Un autre chercheur en sécurité, qui se fait appeler The Grugq, tend à confirmer les conclusions de FlashPoint : « la publication de cette archive (la dernière en date, NDLR) en dit long, en particulier sur le fait que les Shadow Brokers ont accès aux outils, implants et exploits qui ne peuvent exister qu’en zone protégée (au sein des réseaux classifiés de la NSA) ». The Grugq note aussi que la diversité des outils que laissent entrevoir les éléments dévoilés par les Shadow Brokers (captures d’écran et fichiers texte) ne colle pas avec l’hypothèse du détournement d’un serveur utilisé par la NSA pour ses opérations de hacking, l’agence ne déployant pas – par mesure de sécurité – tout son arsenal sur une machine par nature exposée.

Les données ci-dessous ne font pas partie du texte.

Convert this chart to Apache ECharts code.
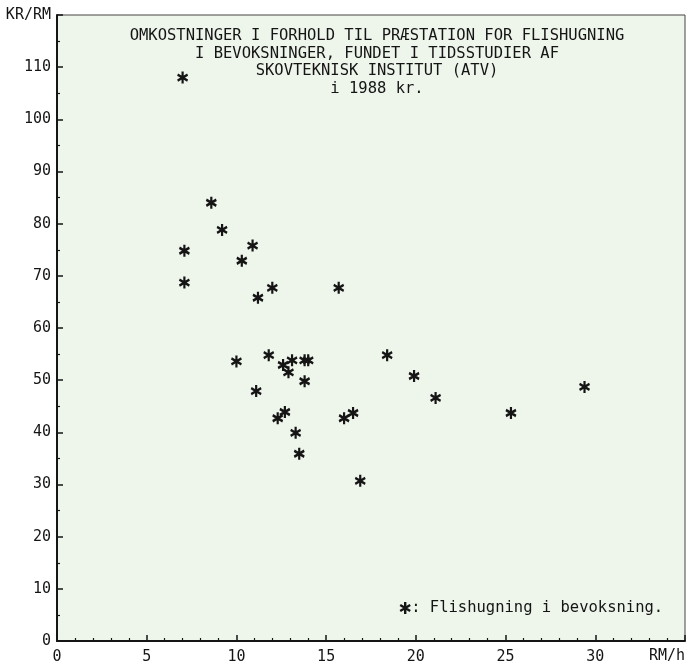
<!DOCTYPE html>
<html>
<head>
<meta charset="utf-8">
<script src="https://cdn.jsdelivr.net/npm/echarts@6/dist/echarts.min.js"></script>
<style>
html,body{margin:0;padding:0;background:#ffffff;}
#chart{width:688px;height:665px;}
</style>
</head>
<body>
<div id="chart"></div>
<script>
// Data
var xValues = [8.6, 9.2, 7.1, 10.9, 10.3, 7.1, 12.0, 11.2, 15.7, 10.0, 11.8, 12.6, 12.9, 13.1, 13.8, 14.0, 13.8, 11.1, 12.3, 12.7, 13.3, 13.5, 18.4, 19.9, 21.1, 16.0, 16.5, 16.9, 25.3, 29.4, 7.0];
var yValues = [84.0, 78.8, 74.8, 75.8, 72.9, 68.7, 67.7, 65.8, 67.7, 53.6, 54.8, 52.9, 51.5, 53.8, 53.8, 53.8, 49.8, 47.9, 42.7, 43.9, 39.9, 35.9, 54.8, 50.8, 46.6, 42.7, 43.7, 30.7, 43.7, 48.7, 108.0];
var titleLines = [
  'OMKOSTNINGER I FORHOLD TIL PRÆSTATION FOR FLISHUGNING',
  'I BEVOKSNINGER, FUNDET I TIDSSTUDIER AF',
  'SKOVTEKNISK INSTITUT (ATV)',
  'i 1988 kr.'
];
var seriesName = 'Flishugning i bevoksning.';
var xAxisName = 'RM/h';
var yAxisName = 'KR/RM';
var xTickMax = 35;
var yTickMax = 120;

var points = xValues.map(function (x, i) { return [x, yValues[i]]; });

var FONT = 'DejaVu Sans Mono';
var INK = '#151515';
var STAR = 'path://M5,0L5,12M0,3L10,9M0,9L10,3';

var chart = echarts.init(document.getElementById('chart'), null, {renderer: 'canvas'});
chart.setOption({
  backgroundColor: '#ffffff',
  animation: false,
  title: {
    text: titleLines.join('\n'),
    left: 372,
    top: 22,
    textAlign: 'center',
    textStyle: {
      fontFamily: FONT,
      fontSize: 15.5,
      fontWeight: 'normal',
      color: INK,
      lineHeight: 17.7
    }
  },
  legend: {
    left: 394,
    top: 595,
    data: [{name: seriesName, icon: STAR}],
    itemWidth: 10,
    itemHeight: 12,
    itemStyle: {color: INK, borderColor: INK, borderWidth: 2.4},
    formatter: function (name) { return ': ' + name; },
    textStyle: {fontFamily: FONT, fontSize: 15.5, color: INK, padding: [0, 0, 0, -4]}
  },
  grid: {
    left: 57,
    right: 3,
    top: 15,
    bottom: 22,
    show: true,
    backgroundColor: '#eef5eb',
    borderColor: '#444444',
    borderWidth: 1
  },
  xAxis: {
    type: 'value',
    min: 0,
    max: xTickMax,
    interval: 5,
    name: xAxisName,
    nameLocation: 'end',
    nameGap: 0,
    nameTextStyle: {
      fontFamily: FONT, fontSize: 15, color: INK,
      align: 'right', verticalAlign: 'top', padding: [8, 0, 0, 0]
    },
    axisLine: {show: true, onZero: false, lineStyle: {color: INK, width: 2}},
    axisTick: {show: true, inside: true, length: 6, lineStyle: {color: INK, width: 1.5}},
    minorTick: {show: true, splitNumber: 5, length: 3, lineStyle: {color: INK, width: 1.2}},
    splitLine: {show: false},
    axisLabel: {
      margin: 9,
      fontFamily: FONT, fontSize: 15, color: INK,
      formatter: function (v) { return v === xTickMax ? '' : String(v); }
    }
  },
  yAxis: {
    type: 'value',
    min: 0,
    max: yTickMax,
    interval: 10,
    axisLine: {show: true, onZero: false, lineStyle: {color: INK, width: 2}},
    axisTick: {show: true, inside: true, length: 6, lineStyle: {color: INK, width: 1.5}},
    minorTick: {show: true, splitNumber: 2, length: 3, lineStyle: {color: INK, width: 1.2}},
    splitLine: {show: false},
    axisLabel: {
      margin: 6,
      fontFamily: FONT, fontSize: 15, color: INK,
      formatter: function (v) { return v === yTickMax ? yAxisName : String(v); }
    }
  },
  series: [{
    name: seriesName,
    type: 'scatter',
    data: points,
    symbol: STAR,
    symbolSize: [10, 12],
    itemStyle: {color: INK, borderColor: INK, borderWidth: 2.4, opacity: 1},
    emphasis: {disabled: true}
  }]
});
</script>
</body>
</html>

Shadow Brokers : un faux nez de Moscou ?

Le chercheur relève lui aussi l’âge de ces outils : « Je pense qu’une large part des outils et exploits concernés ne sont plus à l’état de l’art pour la NSA. Donc, leur capacité à mener leurs missions ne sera pas affectée par cette publication. » Même s’il relève que, pour la NSA, le coup est rude. The Grugq développe en fait une autre thèse au sein de trois billets de blog (ici, ici et ici), celle d’une opération visant à détourner l’attention des manœuvres de la Russie lors de la récente campagne présidentielle aux Etats-Unis. Et de relever ainsi le coup de pouce donné par Les Fancy Bears, un groupe de hackers réputé lié au renseignement militaire russe (GRU), dans la diffusion du nouveau ‘leak’ des Shadow Brokers.

Depuis les premières publications de ce groupe de hackers, confirmant l’étendue des outils d’attaque à disposition des équipes de la NSA, plusieurs hypothèses ont circulé sur l’origine de cette nouvelle fuite de données frappant l’agence de Fort Meade. L’une d’entre elles, distillée par le FBI, relie les Shadow Brokers à Harold Thomas Martin III, un salarié de Booz Allen Hamilton ayant travaillé comme sous-traitant pour la NSA et arrêté fin août à son domicile, en possession de nombreuses données top secrètes. En octobre dernier, le New York Times affirmait, sur la base du témoignage d’enquêteurs, que l’informaticien était, au moment de la perquisition de son domicile, en possession d’outils de hacking de la NSA récemment mis en vente par les Shadow Brokers. Au sein de l’agence de Fort Meade, Hal Martin a travaillé pour le département Tailored Access Operations, précisément l’unité chargée des cyber-opérations offensives de la NSA et du développement d’outils de hacking.